Despite some of his best singing ever, jones’s three albums since he signed with MCA in 1991 haven’t burned up the charts. These days he seldom listens to country radio and feels out of touch with the more crowded, less familial new Nashville. “There’s so many artists they’re signing every day, every day,” he says. “I’d hate to know I had to start off today. I mean, wouldn’t that be a wonderful future for you to look at and say, ‘Boy I love to sing, I’ve finally got me a record contract and-now wait a minute, in five years I’m gone.’ You know? Now wouldn’t that be somethin’ to look forward to?” And he’s not quite sold on these loosey-goosey duets yet, either. “We’re havin’ a lot of fun with it, " he says, “to an extent. But it’s gonna be a lot of overdubbin’, I think.” Then again, this is the man who after finishing “He Stopped Loving Her Today” supposedly said, “Nobody’ll buy that morbid son of a bitch.” Nothing would make folks in Nashville happier than to see him proved wrong again.

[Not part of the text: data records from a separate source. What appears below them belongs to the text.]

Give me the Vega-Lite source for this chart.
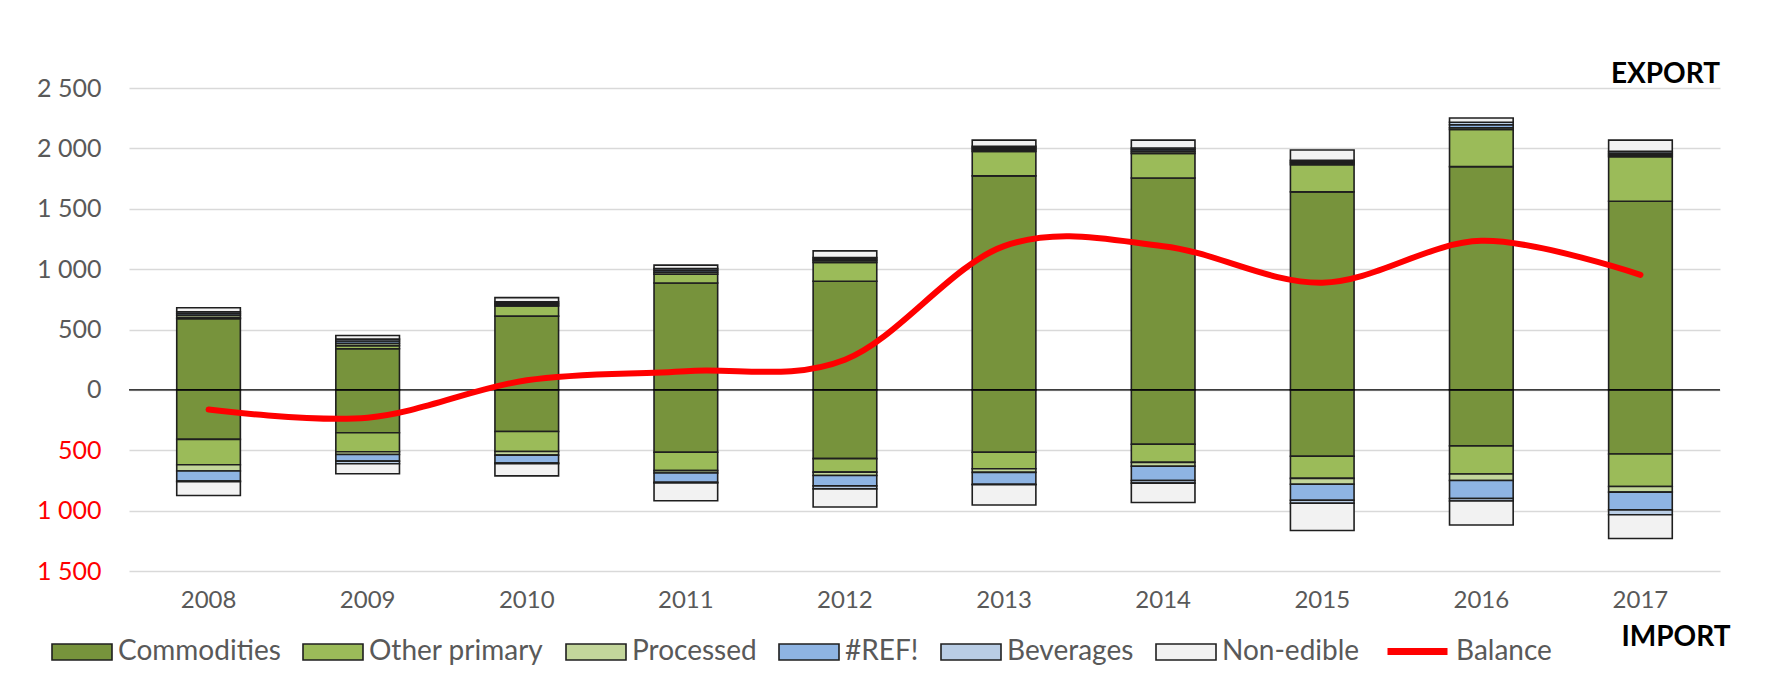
{
  "$schema": "https://vega.github.io/schema/vega-lite/v6.json",
  "width": 1591,
  "height": 483,
  "autosize": {"type": "none"},
  "padding": {"left": 129, "top": 88, "right": 45, "bottom": 115},
  "background": "white",
  "config": {"font": "Lato", "view": {"stroke": null}},
  "title": {"text": "EXPORT", "anchor": "end", "frame": "group", "orient": "top", "fontSize": 28, "fontWeight": "bold", "color": "#000000", "offset": -13, "font": "Lato"},
  "datasets": {
    "trade": [
      {"year": "2008", "series": "Commodities", "value": 589},
      {"year": "2008", "series": "Other primary", "value": 8},
      {"year": "2008", "series": "Processed", "value": 20},
      {"year": "2008", "series": "#REF!", "value": 15},
      {"year": "2008", "series": "Beverages", "value": 15},
      {"year": "2008", "series": "Non-edible", "value": 33},
      {"year": "2008", "series": "Commodities", "value": -410},
      {"year": "2008", "series": "Other primary", "value": -210},
      {"year": "2008", "series": "Processed", "value": -52},
      {"year": "2008", "series": "#REF!", "value": -83},
      {"year": "2008", "series": "Beverages", "value": -5},
      {"year": "2008", "series": "Non-edible", "value": -115},

      {"year": "2009", "series": "Commodities", "value": 340},
      {"year": "2009", "series": "Other primary", "value": 25},
      {"year": "2009", "series": "Processed", "value": 20},
      {"year": "2009", "series": "#REF!", "value": 20},
      {"year": "2009", "series": "Beverages", "value": 15},
      {"year": "2009", "series": "Non-edible", "value": 30},
      {"year": "2009", "series": "Commodities", "value": -355},
      {"year": "2009", "series": "Other primary", "value": -157},
      {"year": "2009", "series": "Processed", "value": -23},
      {"year": "2009", "series": "#REF!", "value": -55},
      {"year": "2009", "series": "Beverages", "value": -22},
      {"year": "2009", "series": "Non-edible", "value": -83},

      {"year": "2010", "series": "Commodities", "value": 611},
      {"year": "2010", "series": "Other primary", "value": 83},
      {"year": "2010", "series": "Processed", "value": 12},
      {"year": "2010", "series": "#REF!", "value": 12},
      {"year": "2010", "series": "Beverages", "value": 12},
      {"year": "2010", "series": "Non-edible", "value": 34},
      {"year": "2010", "series": "Commodities", "value": -345},
      {"year": "2010", "series": "Other primary", "value": -165},
      {"year": "2010", "series": "Processed", "value": -30},
      {"year": "2010", "series": "#REF!", "value": -65},
      {"year": "2010", "series": "Beverages", "value": -6},
      {"year": "2010", "series": "Non-edible", "value": -101},

      {"year": "2011", "series": "Commodities", "value": 885},
      {"year": "2011", "series": "Other primary", "value": 74},
      {"year": "2011", "series": "Processed", "value": 15},
      {"year": "2011", "series": "#REF!", "value": 16},
      {"year": "2011", "series": "Beverages", "value": 15},
      {"year": "2011", "series": "Non-edible", "value": 28},
      {"year": "2011", "series": "Commodities", "value": -517},
      {"year": "2011", "series": "Other primary", "value": -152},
      {"year": "2011", "series": "Processed", "value": -20},
      {"year": "2011", "series": "#REF!", "value": -76},
      {"year": "2011", "series": "Beverages", "value": -6},
      {"year": "2011", "series": "Non-edible", "value": -147},

      {"year": "2012", "series": "Commodities", "value": 899},
      {"year": "2012", "series": "Other primary", "value": 156},
      {"year": "2012", "series": "Processed", "value": 14},
      {"year": "2012", "series": "#REF!", "value": 14},
      {"year": "2012", "series": "Beverages", "value": 13},
      {"year": "2012", "series": "Non-edible", "value": 55},
      {"year": "2012", "series": "Commodities", "value": -569},
      {"year": "2012", "series": "Other primary", "value": -112},
      {"year": "2012", "series": "Processed", "value": -28},
      {"year": "2012", "series": "#REF!", "value": -86},
      {"year": "2012", "series": "Beverages", "value": -25},
      {"year": "2012", "series": "Non-edible", "value": -150},

      {"year": "2013", "series": "Commodities", "value": 1772},
      {"year": "2013", "series": "Other primary", "value": 203},
      {"year": "2013", "series": "Processed", "value": 15},
      {"year": "2013", "series": "#REF!", "value": 14},
      {"year": "2013", "series": "Beverages", "value": 14},
      {"year": "2013", "series": "Non-edible", "value": 50},
      {"year": "2013", "series": "Commodities", "value": -517},
      {"year": "2013", "series": "Other primary", "value": -136},
      {"year": "2013", "series": "Processed", "value": -30},
      {"year": "2013", "series": "#REF!", "value": -98},
      {"year": "2013", "series": "Beverages", "value": -5},
      {"year": "2013", "series": "Non-edible", "value": -167},

      {"year": "2014", "series": "Commodities", "value": 1755},
      {"year": "2014", "series": "Other primary", "value": 204},
      {"year": "2014", "series": "Processed", "value": 15},
      {"year": "2014", "series": "#REF!", "value": 15},
      {"year": "2014", "series": "Beverages", "value": 14},
      {"year": "2014", "series": "Non-edible", "value": 65},
      {"year": "2014", "series": "Commodities", "value": -450},
      {"year": "2014", "series": "Other primary", "value": -150},
      {"year": "2014", "series": "Processed", "value": -33},
      {"year": "2014", "series": "#REF!", "value": -118},
      {"year": "2014", "series": "Beverages", "value": -21},
      {"year": "2014", "series": "Non-edible", "value": -161},

      {"year": "2015", "series": "Commodities", "value": 1640},
      {"year": "2015", "series": "Other primary", "value": 225},
      {"year": "2015", "series": "Processed", "value": 13},
      {"year": "2015", "series": "#REF!", "value": 12},
      {"year": "2015", "series": "Beverages", "value": 12},
      {"year": "2015", "series": "Non-edible", "value": 84},
      {"year": "2015", "series": "Commodities", "value": -550},
      {"year": "2015", "series": "Other primary", "value": -183},
      {"year": "2015", "series": "Processed", "value": -48},
      {"year": "2015", "series": "#REF!", "value": -133},
      {"year": "2015", "series": "Beverages", "value": -25},
      {"year": "2015", "series": "Non-edible", "value": -225},

      {"year": "2016", "series": "Commodities", "value": 1849},
      {"year": "2016", "series": "Other primary", "value": 307},
      {"year": "2016", "series": "Processed", "value": 15},
      {"year": "2016", "series": "#REF!", "value": 25},
      {"year": "2016", "series": "Beverages", "value": 20},
      {"year": "2016", "series": "Non-edible", "value": 36},
      {"year": "2016", "series": "Commodities", "value": -464},
      {"year": "2016", "series": "Other primary", "value": -233},
      {"year": "2016", "series": "Processed", "value": -54},
      {"year": "2016", "series": "#REF!", "value": -149},
      {"year": "2016", "series": "Beverages", "value": -20},
      {"year": "2016", "series": "Non-edible", "value": -199},

      {"year": "2017", "series": "Commodities", "value": 1562},
      {"year": "2017", "series": "Other primary", "value": 370},
      {"year": "2017", "series": "Processed", "value": 14},
      {"year": "2017", "series": "#REF!", "value": 15},
      {"year": "2017", "series": "Beverages", "value": 15},
      {"year": "2017", "series": "Non-edible", "value": 92},
      {"year": "2017", "series": "Commodities", "value": -531},
      {"year": "2017", "series": "Other primary", "value": -269},
      {"year": "2017", "series": "Processed", "value": -47},
      {"year": "2017", "series": "#REF!", "value": -147},
      {"year": "2017", "series": "Beverages", "value": -40},
      {"year": "2017", "series": "Non-edible", "value": -197}
    ],
    "balance": [
      {"year": "2008", "series": "Balance", "value": -163},
      {"year": "2009", "series": "Balance", "value": -230},
      {"year": "2010", "series": "Balance", "value": 80},
      {"year": "2011", "series": "Balance", "value": 155},
      {"year": "2012", "series": "Balance", "value": 250},
      {"year": "2013", "series": "Balance", "value": 1190},
      {"year": "2014", "series": "Balance", "value": 1190},
      {"year": "2015", "series": "Balance", "value": 888},
      {"year": "2016", "series": "Balance", "value": 1234},
      {"year": "2017", "series": "Balance", "value": 953}
    ]
  },
  "layer": [
    {
      "data": {"name": "trade"},
      "transform": [
        {"calculate": "indexof(['Commodities','Other primary','Processed','#REF!','Beverages','Non-edible'], datum.series)", "as": "k"}
      ],
      "mark": {"type": "bar", "stroke": "#1f1f1f", "strokeWidth": 1.6},
      "encoding": {
        "x": {
          "field": "year", "type": "ordinal",
          "scale": {"paddingInner": 0.6, "paddingOuter": 0.3},
          "axis": {
            "title": "IMPORT", "titleX": 1601, "titleAlign": "right", "titleFontSize": 28, "titleFontWeight": "bold",
            "titleColor": "#000000", "titlePadding": 11,
            "labelFontSize": 24, "labelColor": "#595959", "labelPadding": 17, "labelAngle": 0,
            "domain": false, "ticks": false, "grid": false
          }
        },
        "y": {
          "field": "value", "type": "quantitative", "stack": "zero",
          "scale": {"domain": [-1500, 2500], "nice": false},
          "axis": {
            "title": null,
            "values": [-1500, -1000, -500, 0, 500, 1000, 1500, 2000, 2500],
            "labelExpr": "datum.value == 0 ? '0' : replace(format(abs(datum.value), ','), ',', ' ')",
            "labelFontSize": 25,
            "labelColor": {"condition": {"test": "datum.value < 0", "value": "#FF0000"}, "value": "#595959"},
            "labelPadding": 28,
            "domain": false, "ticks": false,
            "gridColor": "#D9D9D9", "gridWidth": 1.5
          }
        },
        "fill": {
          "field": "series", "type": "nominal",
          "scale": {
            "domain": ["Commodities", "Other primary", "Processed", "#REF!", "Beverages", "Non-edible"],
            "range": ["#77933C", "#9BBB59", "#C3D69B", "#8EB4E3", "#B9CDE5", "#F2F2F2"]
          },
          "legend": {
            "orient": "none", "legendX": -78, "legendY": 533, "direction": "horizontal", "title": null,
            "symbolType": "M-1,-0.2667H1V0.2667H-1Z", "symbolSize": 3600,
            "symbolStrokeColor": "#1f1f1f", "symbolStrokeWidth": 1.6,
            "labelFontSize": 28, "labelColor": "#595959", "labelOffset": 5,
            "columnPadding": 18, "labelLimit": 400
          }
        },
        "order": {"field": "k", "type": "quantitative"}
      }
    },
    {
      "data": {"values": [{}]},
      "mark": {"type": "rule", "color": "#000000", "strokeWidth": 1.3},
      "encoding": {"y": {"datum": 0}}
    },
    {
      "data": {"name": "balance"},
      "mark": {"type": "line", "interpolate": "cardinal", "strokeWidth": 6, "strokeCap": "round"},
      "encoding": {
        "x": {"field": "year", "type": "ordinal"},
        "y": {"field": "value", "type": "quantitative"},
        "stroke": {
          "field": "series", "type": "nominal",
          "scale": {"domain": ["Balance"], "range": ["#FF0000"]},
          "legend": {
            "orient": "none", "legendX": 1255, "legendY": 530, "title": null,
            "symbolType": "stroke", "symbolSize": 3600, "symbolStrokeWidth": 7,
            "labelFontSize": 28, "labelColor": "#595959", "labelOffset": 5, "labelLimit": 400
          }
        }
      }
    }
  ]
}
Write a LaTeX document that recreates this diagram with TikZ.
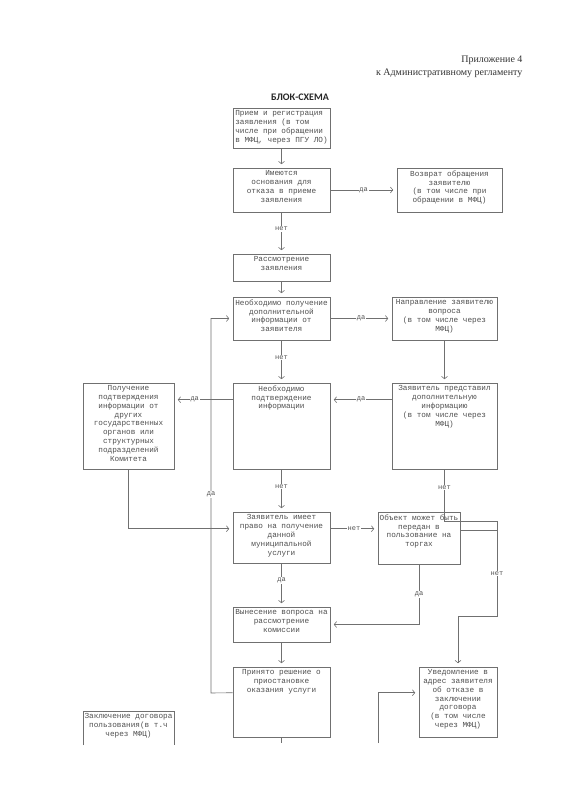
\documentclass[tikz,border=0pt]{standalone}
\usepackage{fontspec}
\setmainfont{Liberation Serif}
\setmonofont{Liberation Mono}
\newfontfamily\titlefont{Carlito}
\usetikzlibrary{arrows.meta}
\definecolor{linec}{HTML}{707070}
\definecolor{txtc}{HTML}{505050}
\newcommand\mkbox[7]{%
  \node[box, minimum width={(#4-#2)*1pt}, minimum height={(#5-#3)*1pt}] (#1) at ({(#2+#4)/2},{(#3+#5)/2}) {};
  \node[txt,#7] (#1t) at ({(#2+#4)/2},{#3+1.5}) {#6};}
\begin{document}
\begin{tikzpicture}[x=1pt,y=-1pt,
  box/.style={draw=linec, line width=0.6pt, inner sep=0pt},
  txt/.style={font=\ttfamily\fontsize{7.7}{8.8}\selectfont, text=txtc, align=center, inner sep=1pt, anchor=north},
  conn/.style={draw=linec, line width=0.6pt},
  arr/.style={conn, -{Straight Barb[length=2.5pt,width=6pt]}, shorten >=3.5pt},
  lab/.style={font=\ttfamily\fontsize{7}{8}\selectfont, text=txtc, fill=white, inner sep=0.8pt}
]
\fill[white] (0,0) rectangle (564,800);
\useasboundingbox (0,0) rectangle (564,800);

\node[anchor=east, font=\fontsize{10}{12}\selectfont, text=black!80] (h1) at (526,60) {Приложение 4};
\node[anchor=east, font=\fontsize{10}{12}\selectfont, text=black!80] (h2) at (526,73) {к Административному регламенту};
\node[font=\titlefont\bfseries\fontsize{10}{12}\selectfont, text=black!85] (title) at (300,97) {БЛОК-СХЕМА};

\mkbox{b1}{233}{108}{330}{148}{Прием и регистрация\\заявления (в том\\числе при обращении\\в МФЦ, через ПГУ ЛО)}{align=left}
\mkbox{b2}{233}{168}{330}{212}{Имеются\\основания для\\отказа в приеме\\заявления}{}
\mkbox{b3}{397}{168}{502}{212}{Возврат обращения\\заявителю\\(в том числе при\\обращении в МФЦ)}{}
\mkbox{b4}{233}{254}{330}{281}{Рассмотрение\\заявления}{}
\mkbox{b5}{233}{297}{330}{340}{Необходимо получение\\дополнительной\\информации от\\заявителя}{}
\mkbox{b6}{392}{297}{497}{340}{Направление заявителю\\вопроса\\(в том числе через\\МФЦ)}{}
\mkbox{b7}{83}{383}{174}{469}{Получение\\подтверждения\\информации от\\других\\государственных\\органов или\\структурных\\подразделений\\Комитета}{}
\mkbox{b8}{233}{383}{330}{469}{Необходимо\\подтверждение\\информации}{}
\mkbox{b9}{392}{383}{497}{469}{Заявитель представил\\дополнительную\\информацию\\(в том числе через\\МФЦ)}{}
\mkbox{b10}{233}{512}{330}{563}{Заявитель имеет\\право на получение\\данной\\муниципальной\\услуги}{}
\mkbox{b11}{378}{512}{460}{564}{Объект может быть\\передан в\\пользование на\\торгах}{}
\mkbox{b12}{233}{607}{330}{642}{Вынесение вопроса на\\рассмотрение\\комиссии}{}
\mkbox{b13}{233}{667}{330}{737}{Принято решение о\\приостановке\\оказания услуги}{}
\mkbox{b14}{419}{667}{497}{737}{Уведомление в\\адрес заявителя\\об отказе в\\заключении\\договора\\(в том числе\\через МФЦ)}{}

% open-bottom box
\coordinate (k1) at (83,745);
\coordinate (k2) at (83,711);
\coordinate (k3) at (174,711);
\coordinate (k4) at (174,745);
\draw[conn] (k1) -- (k2) -- (k3) -- (k4);
\node[txt] (b15t) at (128.5,712.5) {Заключение договора\\пользования(в т.ч\\через МФЦ)};

% helper coordinates
\coordinate (c1) at (497,521);
\coordinate (c2) at (497,530);
\coordinate (c3) at (497,616);
\coordinate (d1) at (211,693);
\coordinate (d2) at (211,318.5);
\coordinate (e1) at ([yshift=-17pt]b10.north west);
\coordinate (e2) at ([yshift=-17pt]b11.north west);
\coordinate (f1) at (0,743);
\coordinate (g1) at (378,743);
\coordinate (g2) at ([yshift=-26pt]b14.north west);

% connectors
\draw[arr] (b1.south) -- (b1.south |- b2.north);
\draw[arr] (b2.east) -- node[lab]{да} (b3.west);
\draw[arr] (b2.south) -- node[lab,pos=.4]{нет} (b2.south |- b4.north);
\draw[arr] (b4.south) -- (b4.south |- b5.north);
\draw[arr] (b5.east) -- node[lab]{да} (b5.east -| b6.west);
\draw[arr] (b5.south) -- node[lab,pos=.4]{нет} (b5.south |- b8.north);
\draw[arr] (b6.south) -- (b6.south |- b9.north);
\draw[arr] ([yshift=-17pt]b9.north west) -- node[lab]{да} ([yshift=-17pt]b8.north east);
\draw[arr] ([yshift=-17pt]b8.north west) -- node[lab,pos=.65]{да} ([yshift=-17pt]b7.north east);
\draw[arr] (b8.south) -- node[lab,pos=.4]{нет} (b8.south |- b10.north);
\draw[conn] (b9.south) -- node[lab,pos=.35]{нет} (b9.south |- c1) -- (c1);
\draw[arr] (e1 -| b10.east) -- node[lab]{нет} (e2);
\draw[conn] (b11.east |- c2) -- (c2);
\draw[arr] (c1) -- node[lab,pos=.55]{нет} (c3) -- (c3 -| b14.north) -- (b14.north);
\draw[arr] (b11.south) -- node[lab,pos=.5]{да} (b11.south |- b12.east) -- (b12.east);
\draw[arr] (b10.south) -- node[lab,pos=.4]{да} (b10.south |- b12.north);
\draw[arr] (b12.south) -- (b12.south |- b13.north);
\draw[arr] ([yshift=-26pt]b13.north west) -- (d1) -- node[lab,pos=.53]{да} (d2) -- (b5.west);
\draw[arr] (b7.south) -- (b7.south |- e1) -- (e1);
\draw[conn] (b13.south) -- (b13.south |- f1);
\draw[arr] (g1) -- (g1 |- g2) -- (g2);
\end{tikzpicture}
\end{document}
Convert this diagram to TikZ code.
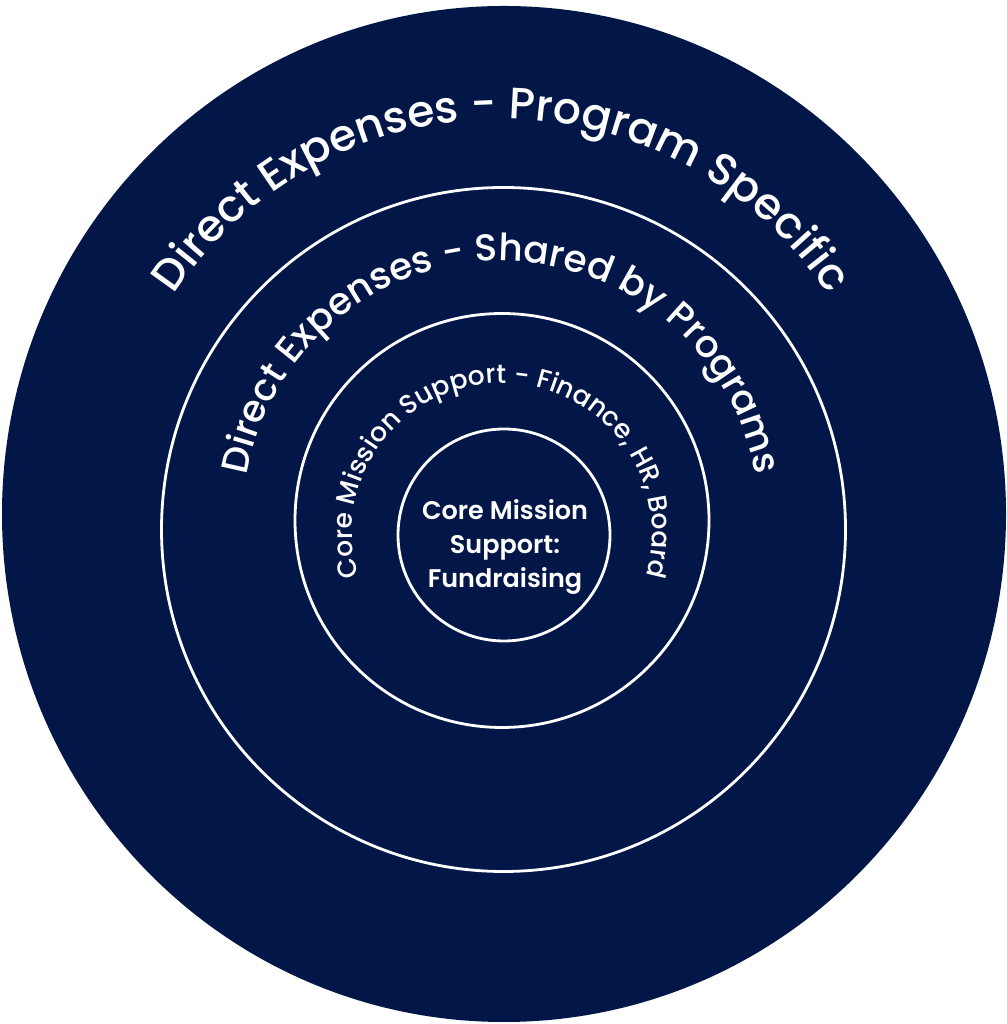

If these classic weepers don’t do it for you, better check your vital signs.

“Don’t Stop the Music” (1957). Don’t make him go home; she’s not there.

“The Window Up Above” (1960). He saw her smooching him last night.

“She Thinks I Still Care” (1962). Geez, just because he saw her and went all to pieces! Go figure.

“The Grand Tour” (1974): Of a house that once was home sweet home.

“Someday My Day Will Come” (1979). When dreams become reality, he’ll be the one he wants to be.

“He Stopped Loving Her Today” (1980). Right. Because he’s dead.

“If Drinking Don’t Kill Me” (1981). Her memory will.

“The Visit” (1993): He tells his wife he’s got someone new. Novel touch: he’s standing by her grave.